Gold struggled near a two-month low on Thursday, as investors assessed comments from two US Federal Reserve officials on unexpectedly high January inflation that has tempered hopes for swift and deeper interest rate cuts this year.
Spot gold was flat at $1,992.33 per ounce (Oz), as of 0706 GMT, after hitting its lowest since Dec. 13 on Wednesday. U.S. gold futures also remained flat at $2,004.20/Oz.
“After a sharp fall in gold prices (on Wednesday), we see some consolidation. But today’s (economic) data points will give more clarity,” said Ajay Kedia, director at Kedia Commodities in Mumbai.

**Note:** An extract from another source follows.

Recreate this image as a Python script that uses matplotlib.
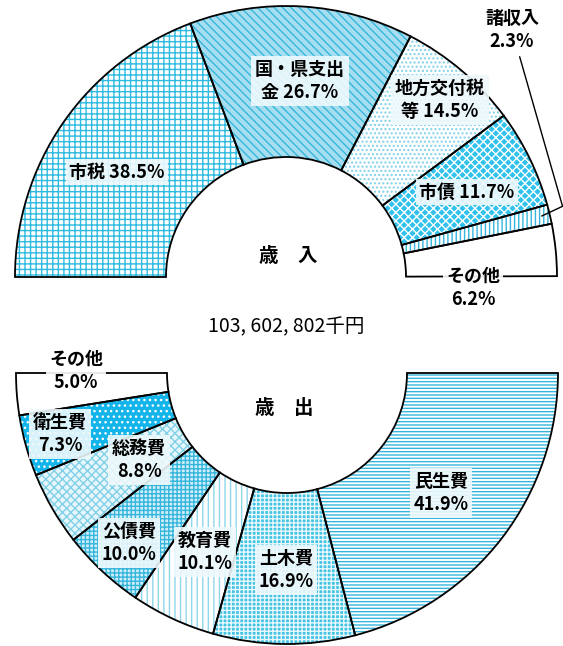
import numpy as np
import matplotlib
matplotlib.use("Agg")
import matplotlib.pyplot as plt

plt.rcParams['font.family'] = ['Noto Sans CJK JP', 'DejaVu Sans']
plt.rcParams['hatch.linewidth'] = 1.0

# 歳入 (上) と 歳出 (下) の構成比 (%)
rev_labels = ["市税 38.5%", "国・県支出\n金 26.7%", "地方交付税\n等 14.5%",
              "市債 11.7%", "諸収入\n2.3%", "その他\n6.2%"]
rev_pct = [38.5, 26.7, 14.5, 11.7, 2.3, 6.2]

exp_labels = ["民生費\n41.9%", "土木費\n16.9%", "教育費\n10.1%", "公債費\n10.0%",
              "総務費\n8.8%", "衛生費\n7.3%", "その他\n5.0%"]
exp_pct = [41.9, 16.9, 10.1, 10.0, 8.8, 7.3, 5.0]

total_text = "103, 602, 802千円"

W, H = 563, 646
R, R_IN = 271, 120


def px(x, y):
    # coordenadas en píxeles (origen arriba a la izquierda) -> datos
    return x, H - y


fig = plt.figure(figsize=(W / 100, H / 100), dpi=100)
ax = fig.add_axes([0, 0, 1, 1])

# estilos de relleno: (color de fondo, trama, color de trama)
rev_style = [("white", "+++", "#2fbbe0"),
             ("#a6def0", "\\\\\\\\", "#36b6dc"),
             ("white", "....", "#7fd0e8"),
             ("#30c2ec", "xxxx", "white"),
             ("white", "||||", "#36b6dc"),
             ("white", None, "white")]
exp_style = [("white", "-----", "#36b6dc"),
             ("#45c3e4", "++++", "#e8f8fc"),
             ("white", "|||", "#8fd6ea"),
             ("#d0eff8", "++++", "#36b6dc"),
             ("#e6f6fb", "xxxx", "#7fd0e8"),
             ("#12b4ea", "...", "white"),
             ("white", None, "white")]


def half_donut(values, center, start, styles):
    vals = np.array(values) / 200.0
    wedges, _ = ax.pie(vals, radius=R, center=center, startangle=start,
                       counterclock=False, normalize=False,
                       wedgeprops=dict(width=R - R_IN, linewidth=0))
    for w, (fc, hatch, hc) in zip(wedges, styles):
        w.set_facecolor(fc)
        w.set_edgecolor(hc)
        w.set_linewidth(0)
        if hatch:
            w.set_hatch(hatch)
    # contorno negro
    ax.pie(vals, radius=R, center=center, startangle=start,
           counterclock=False, normalize=False,
           wedgeprops=dict(width=R - R_IN, fill=False, edgecolor="black",
                           linewidth=1.3))
    return wedges


top_c = px(286, 277)
bot_c = px(287, 373)
half_donut(rev_pct, top_c, 180, rev_style)
half_donut(exp_pct, bot_c, 0, exp_style)

ax.set_xlim(0, W)
ax.set_ylim(0, H)
ax.set_aspect("equal")
ax.axis("off")

box = dict(boxstyle="square,pad=0.2", facecolor="#eef9fc", edgecolor="none", alpha=0.9)
box_w = dict(boxstyle="square,pad=0.15", facecolor="white", edgecolor="none", alpha=0.9)
tkw = dict(ha="center", va="center", fontsize=13, fontweight="bold", linespacing=1.3, zorder=5)

# posiciones de las etiquetas (píxeles)
rev_pos = [(117, 172), (300, 81), (440, 100), (467, 192), None, (473, 288)]
exp_pos = [(441, 493), (286, 570), (205, 552), (129, 543), (139, 460), (60, 434), (76, 371)]

for lab, pos in zip(rev_labels, rev_pos):
    if pos is None:
        continue
    b = box_w if lab.startswith("その他") else box
    ax.text(*px(*pos), lab, bbox=b, **tkw)

for lab, pos in zip(exp_labels, exp_pos):
    b = box_w if lab.startswith("その他") else box
    ax.text(*px(*pos), lab, bbox=b, **tkw)

# 諸収入: etiqueta con línea de referencia
i = 4
a0 = 180 - sum(rev_pct[:i]) * 1.8
mid = np.deg2rad(a0 - rev_pct[i] * 0.9)
tip = (top_c[0] + 0.97 * R * np.cos(mid), top_c[1] + 0.97 * R * np.sin(mid))
ax.annotate(rev_labels[i], xy=tip, xytext=px(512, 30), textcoords="data",
            arrowprops=dict(arrowstyle="-", color="black", lw=1.0,
                            connectionstyle="angle,angleA=-74,angleB=25,rad=0",
                            shrinkA=2, shrinkB=0),
            **tkw)

ax.text(*px(288, 257), "歳　入", fontsize=14, fontweight="bold", ha="center", va="center")
ax.text(*px(284, 408), "歳　出", fontsize=14, fontweight="bold", ha="center", va="center")
ax.text(*px(286, 327), total_text, fontsize=14, ha="center", va="center")

plt.savefig("out.png", dpi=100)
plt.close()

“The dollar’s move would be important to watch as it may retest its highs, weakening gold prices.”
The U.S. dollar index held its position below a three-month peak. A stronger dollar makes gold more expensive for buyers using other currencies.

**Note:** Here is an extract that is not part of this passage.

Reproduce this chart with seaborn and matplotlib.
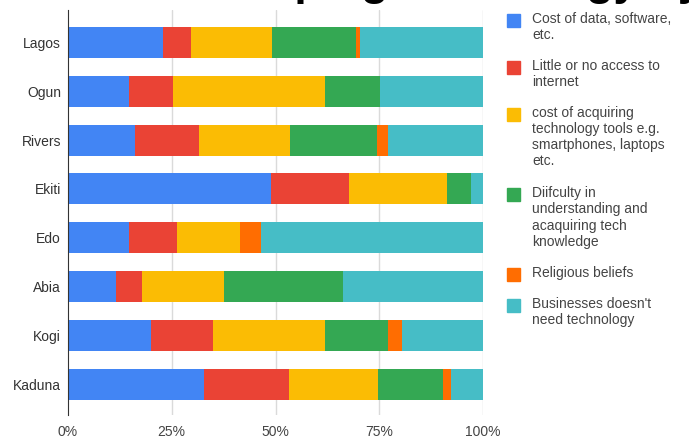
import numpy as np
import pandas as pd
import matplotlib.pyplot as plt
import seaborn as sns
from matplotlib.patches import Rectangle

states = ['Lagos', 'Ogun', 'Rivers', 'Ekiti', 'Edo', 'Abia', 'Kogi', 'Kaduna']
reasons = ['Cost of data, software,\netc.',
           'Little or no access to\ninternet',
           'cost of acquiring\ntechnology tools e.g.\nsmartphones, laptops\netc.',
           'Diifculty in\nunderstanding and\nacaquiring tech\nknowledge',
           'Religious beliefs',
           "Businesses doesn't\nneed technology"]
cost_data = [22.8, 14.7, 16.1, 49.0, 14.8, 11.6, 19.9, 32.7]
no_internet = [6.8, 10.7, 15.4, 18.8, 11.5, 6.3, 15.0, 20.6]
cost_tools = [19.6, 36.5, 22.0, 23.6, 15.2, 19.7, 27.0, 21.3]
difficulty = [20.1, 13.3, 21.0, 5.8, 0.0, 28.7, 15.3, 15.8]
religion = [1.1, 0.0, 2.5, 0.0, 5.0, 0.0, 3.4, 1.9]
no_need = [29.6, 24.8, 23.0, 2.8, 53.5, 33.7, 19.4, 7.7]
colors = ['#4285F4', '#EA4335', '#FBBC04', '#34A853', '#FF6D01', '#46BDC6']
title = 'Barriers to developing technology by state'

df = pd.DataFrame({'state': states, 'r0': cost_data, 'r1': no_internet, 'r2': cost_tools,
                   'r3': difficulty, 'r4': religion, 'r5': no_need})
cols = ['r0', 'r1', 'r2', 'r3', 'r4', 'r5']
cum = df[cols].cumsum(axis=1)

sns.set_style('white')
plt.rcParams['font.family'] = ['Liberation Sans', 'DejaVu Sans']

fig = plt.figure(figsize=(6.89, 4.38), dpi=100)
ax = fig.add_axes([68/689, 1-415/438, 415/689, 405/438])

# paint cumulative totals from the right so each segment shows
for i in reversed(range(len(cols))):
    sns.barplot(x=cum[cols[i]], y=df['state'], color=colors[i], orient='h',
                width=0.635, saturation=1, linewidth=0, ax=ax, zorder=2)

ax.set_xlim(0, 100)
ax.set_ylim(7.635, -0.666)
ax.set_xticks([0, 25, 50, 75, 100])
ax.set_xticklabels(['0%', '25%', '50%', '75%', '100%'])
for x in [25, 50, 75, 100]:
    ax.axvline(x, color='#dadada', lw=1, zorder=1)
ax.set_xlabel('')
ax.set_ylabel('')
for s in ['top', 'right', 'bottom']:
    ax.spines[s].set_visible(False)
ax.spines['left'].set_color('#333333')
ax.spines['left'].set_zorder(3)
ax.tick_params(axis='y', length=0, pad=5, labelsize=10, labelcolor='#333333')
ax.tick_params(axis='x', length=0, pad=7, labelsize=10, labelcolor='#444444')

# big title, cropped at the top edge in the original: only descenders show
r = fig.canvas.get_renderer()
tmp = fig.text(0, 0, title[:title.index('ping')], fontsize=32, fontweight='bold')
pre_w = tmp.get_window_extent(r).width
tmp.remove()
fig.text((294 - pre_w)/689, 1+5/438, title, ha='left', va='baseline',
         fontsize=32, fontweight='bold', color='black')

# legend drawn by hand so the swatch sits at the first text line
line_h = 16.7
y = 20
for lab, c in zip(reasons, colors):
    fig.patches.append(Rectangle((507/689, 1-(y+7)/438), 13/689, 13/438,
                                 color=c, transform=fig.transFigure))
    fig.text(532/689, 1-(y-8)/438, lab, ha='left', va='top', fontsize=10,
             color='#444444', linespacing=1.2)
    y += lab.count('\n')*line_h + line_h + 13.5

fig.savefig('out.png', dpi=100)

Fed Vice Chair for Supervision Michael Barr backed the “careful approach” to rate cuts advocated by Chair Jerome Powell, while Chicago Fed President Austan Goolsbee cautioned against delaying action for too long.
The comments followed an unexpected increase in U.S. consumer prices, which prompted bullion to drop 1.4% on Tuesday, marking its biggest daily decline since Dec. 4.
Traders are now pricing in 97 basis points (bps) of rate cuts for this year, an increase from about 85 bps early on Wednesday but a decline from over 110 bps prior to the inflation data.
The first cut will likely occur in June.
In the near term, spot gold could fall towards the $1,950 level, “which should be a good zone to take a long position”, said Kedia.
Focus is now on the U.S. retail sales data due at 1330 GMT and the producer price index numbers due on Friday. At least three more Fed officials are scheduled to speak later this week.
Among other precious metals, palladium edged down 0.1% to $933.83/Oz. It surged over 8% on Wednesday on short-covering, reclaiming its premium over platinum.
Spot platinum rose 0.2% to $891.21/Oz and silver rose 0.4% to $22.46.